▶ GIVEN INSTRUCTION: Transcribe the data in full and exactly, omitting any pictures.

▶ STORED DATA:
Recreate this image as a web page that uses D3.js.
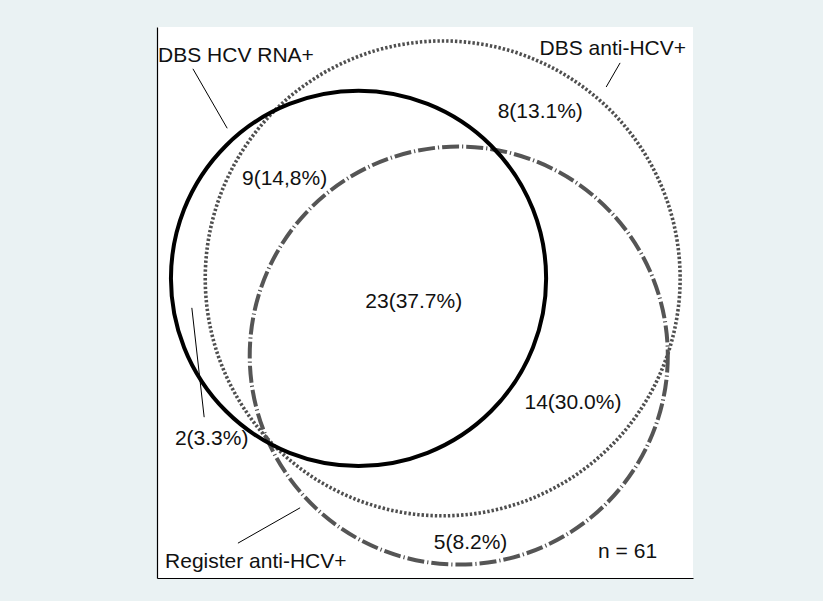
<!DOCTYPE html>
<html>
<head>
<meta charset="utf-8">
<script src="https://cdn.jsdelivr.net/npm/d3@7"></script>
<style>
  html, body { margin: 0; padding: 0; background: #EAF2F3; }
  svg { display: block; }
</style>
</head>
<body>
<svg id="chart" width="823" height="601"></svg>
<script>
// ---- data (in plot units) ----
const setNames   = ["DBS anti-HCV+", "Register anti-HCV+", "DBS HCV RNA+"];
const setCx      = [53.3, 56.3, 37.6];
const setCy      = [55.9, 41.5, 55.9];
const setR       = [44.3, 39.0, 35.0];

const regionLabels = ["9(14,8%)", "8(13.1%)", "23(37.7%)", "14(30.0%)", "2(3.3%)", "5(8.2%)", "n = 61"];
const regionX      = [23.8, 71.5, 47.9, 77.6, 10.2, 58.5, 87.8];
const regionY      = [73.3, 85.8, 50.4, 31.5, 24.8, 5.4, 3.7];

const nameX      = [98.7, 1.5, 0.2];
const nameY      = [97.6, 1.9, 96.3];
const nameAnchor = ["end", "start", "start"];

const leaderX1 = [86.4, 15.1, 6.7, 6.5];
const leaderY1 = [96.1, 6.5, 95.0, 50.4];
const leaderX2 = [83.8, 26.7, 13.1, 8.8];
const leaderY2 = [91.6, 13.1, 83.9, 30.0];

// ---- layout ----
const W = 823, H = 601;
const plot = { left: 157, right: 693, top: 27, bottom: 578 };
const k = (plot.right - plot.left) / 100;
const yMax = (plot.bottom - plot.top) / k;

const x = d3.scaleLinear().domain([0, 100]).range([plot.left, plot.right]);
const y = d3.scaleLinear().domain([0, yMax]).range([plot.bottom, plot.top]);
const rs = d3.scaleLinear().domain([0, 100]).range([0, plot.right - plot.left]);

const svg = d3.select("#chart");
svg.append("rect").attr("width", W).attr("height", H).attr("fill", "#EAF2F3");
svg.append("rect")
  .attr("x", plot.left).attr("y", plot.top)
  .attr("width", plot.right - plot.left).attr("height", plot.bottom - plot.top)
  .attr("fill", "#ffffff");

const styles = [
  { stroke: "#4f4f4f", width: 3.6, dash: "2.4,2" },
  { stroke: "#555555", width: 4, dash: "17,3,1.2,3" },
  { stroke: "#000000", width: 4, dash: null }
];

const sets = setNames.map((n, i) => ({ name: n, cx: setCx[i], cy: setCy[i], r: setR[i], s: styles[i] }));

svg.append("g").selectAll("circle").data(sets).join("circle")
  .attr("cx", d => x(d.cx))
  .attr("cy", d => y(d.cy))
  .attr("r", d => rs(d.r))
  .attr("fill", "none")
  .attr("stroke", d => d.s.stroke)
  .attr("stroke-width", d => d.s.width)
  .attr("stroke-dasharray", d => d.s.dash);

// leader lines
const leaders = leaderX1.map((v, i) => ({ x1: v, y1: leaderY1[i], x2: leaderX2[i], y2: leaderY2[i] }));
svg.append("g").selectAll("line").data(leaders).join("line")
  .attr("x1", d => x(d.x1)).attr("y1", d => y(d.y1))
  .attr("x2", d => x(d.x2)).attr("y2", d => y(d.y2))
  .attr("stroke", "#000").attr("stroke-width", 1);

const font = "'Liberation Sans', Arial, sans-serif";

// set names
svg.append("g").selectAll("text").data(setNames).join("text")
  .attr("x", (d, i) => x(nameX[i]))
  .attr("y", (d, i) => y(nameY[i]))
  .attr("text-anchor", (d, i) => nameAnchor[i])
  .attr("font-family", font).attr("font-size", 21).attr("fill", "#111")
  .text(d => d);

// region labels
svg.append("g").selectAll("text").data(regionLabels).join("text")
  .attr("x", (d, i) => x(regionX[i]))
  .attr("y", (d, i) => y(regionY[i]))
  .attr("text-anchor", "middle")
  .attr("font-family", font).attr("font-size", 21).attr("fill", "#111")
  .text(d => d);

// axes (lines only)
svg.append("g").attr("transform", `translate(${plot.left},0)`)
  .call(d3.axisLeft(y).tickValues([]).tickSizeOuter(0))
  .select(".domain").attr("stroke", "#000").attr("stroke-width", 1.2);
svg.append("g").attr("transform", `translate(0,${plot.bottom})`)
  .call(d3.axisBottom(x).tickValues([]).tickSizeOuter(0))
  .select(".domain").attr("stroke", "#000").attr("stroke-width", 1.2);
</script>
</body>
</html>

▶ WORKED ANSWER:
Recreate this image as a web page that uses D3.js.
<!DOCTYPE html>
<html>
<head>
<meta charset="utf-8">
<script src="https://cdn.jsdelivr.net/npm/d3@7"></script>
<style>
  html, body { margin: 0; padding: 0; background: #EAF2F3; }
  svg { display: block; }
</style>
</head>
<body>
<svg id="chart" width="823" height="601"></svg>
<script>
// ---- data (in plot units) ----
const setNames   = ["DBS anti-HCV+", "Register anti-HCV+", "DBS HCV RNA+"];
const setCx      = [53.3, 56.3, 37.6];
const setCy      = [55.9, 41.5, 55.9];
const setR       = [44.3, 39.0, 35.0];

const regionLabels = ["9(14,8%)", "8(13.1%)", "23(37.7%)", "14(30.0%)", "2(3.3%)", "5(8.2%)", "n = 61"];
const regionX      = [23.8, 71.5, 47.9, 77.6, 10.2, 58.5, 87.8];
const regionY      = [73.3, 85.8, 50.4, 31.5, 24.8, 5.4, 3.7];

const nameX      = [98.7, 1.5, 0.2];
const nameY      = [97.6, 1.9, 96.3];
const nameAnchor = ["end", "start", "start"];

const leaderX1 = [86.4, 15.1, 6.7, 6.5];
const leaderY1 = [96.1, 6.5, 95.0, 50.4];
const leaderX2 = [83.8, 26.7, 13.1, 8.8];
const leaderY2 = [91.6, 13.1, 83.9, 30.0];

// ---- layout ----
const W = 823, H = 601;
const plot = { left: 157, right: 693, top: 27, bottom: 578 };
const k = (plot.right - plot.left) / 100;
const yMax = (plot.bottom - plot.top) / k;

const x = d3.scaleLinear().domain([0, 100]).range([plot.left, plot.right]);
const y = d3.scaleLinear().domain([0, yMax]).range([plot.bottom, plot.top]);
const rs = d3.scaleLinear().domain([0, 100]).range([0, plot.right - plot.left]);

const svg = d3.select("#chart");
svg.append("rect").attr("width", W).attr("height", H).attr("fill", "#EAF2F3");
svg.append("rect")
  .attr("x", plot.left).attr("y", plot.top)
  .attr("width", plot.right - plot.left).attr("height", plot.bottom - plot.top)
  .attr("fill", "#ffffff");

const styles = [
  { stroke: "#4f4f4f", width: 3.6, dash: "2.4,2" },
  { stroke: "#555555", width: 4, dash: "17,3,1.2,3" },
  { stroke: "#000000", width: 4, dash: null }
];

const sets = setNames.map((n, i) => ({ name: n, cx: setCx[i], cy: setCy[i], r: setR[i], s: styles[i] }));

svg.append("g").selectAll("circle").data(sets).join("circle")
  .attr("cx", d => x(d.cx))
  .attr("cy", d => y(d.cy))
  .attr("r", d => rs(d.r))
  .attr("fill", "none")
  .attr("stroke", d => d.s.stroke)
  .attr("stroke-width", d => d.s.width)
  .attr("stroke-dasharray", d => d.s.dash);

// leader lines
const leaders = leaderX1.map((v, i) => ({ x1: v, y1: leaderY1[i], x2: leaderX2[i], y2: leaderY2[i] }));
svg.append("g").selectAll("line").data(leaders).join("line")
  .attr("x1", d => x(d.x1)).attr("y1", d => y(d.y1))
  .attr("x2", d => x(d.x2)).attr("y2", d => y(d.y2))
  .attr("stroke", "#000").attr("stroke-width", 1);

const font = "'Liberation Sans', Arial, sans-serif";

// set names
svg.append("g").selectAll("text").data(setNames).join("text")
  .attr("x", (d, i) => x(nameX[i]))
  .attr("y", (d, i) => y(nameY[i]))
  .attr("text-anchor", (d, i) => nameAnchor[i])
  .attr("font-family", font).attr("font-size", 21).attr("fill", "#111")
  .text(d => d);

// region labels
svg.append("g").selectAll("text").data(regionLabels).join("text")
  .attr("x", (d, i) => x(regionX[i]))
  .attr("y", (d, i) => y(regionY[i]))
  .attr("text-anchor", "middle")
  .attr("font-family", font).attr("font-size", 21).attr("fill", "#111")
  .text(d => d);

// axes (lines only)
svg.append("g").attr("transform", `translate(${plot.left},0)`)
  .call(d3.axisLeft(y).tickValues([]).tickSizeOuter(0))
  .select(".domain").attr("stroke", "#000").attr("stroke-width", 1.2);
svg.append("g").attr("transform", `translate(0,${plot.bottom})`)
  .call(d3.axisBottom(x).tickValues([]).tickSizeOuter(0))
  .select(".domain").attr("stroke", "#000").attr("stroke-width", 1.2);
</script>
</body>
</html>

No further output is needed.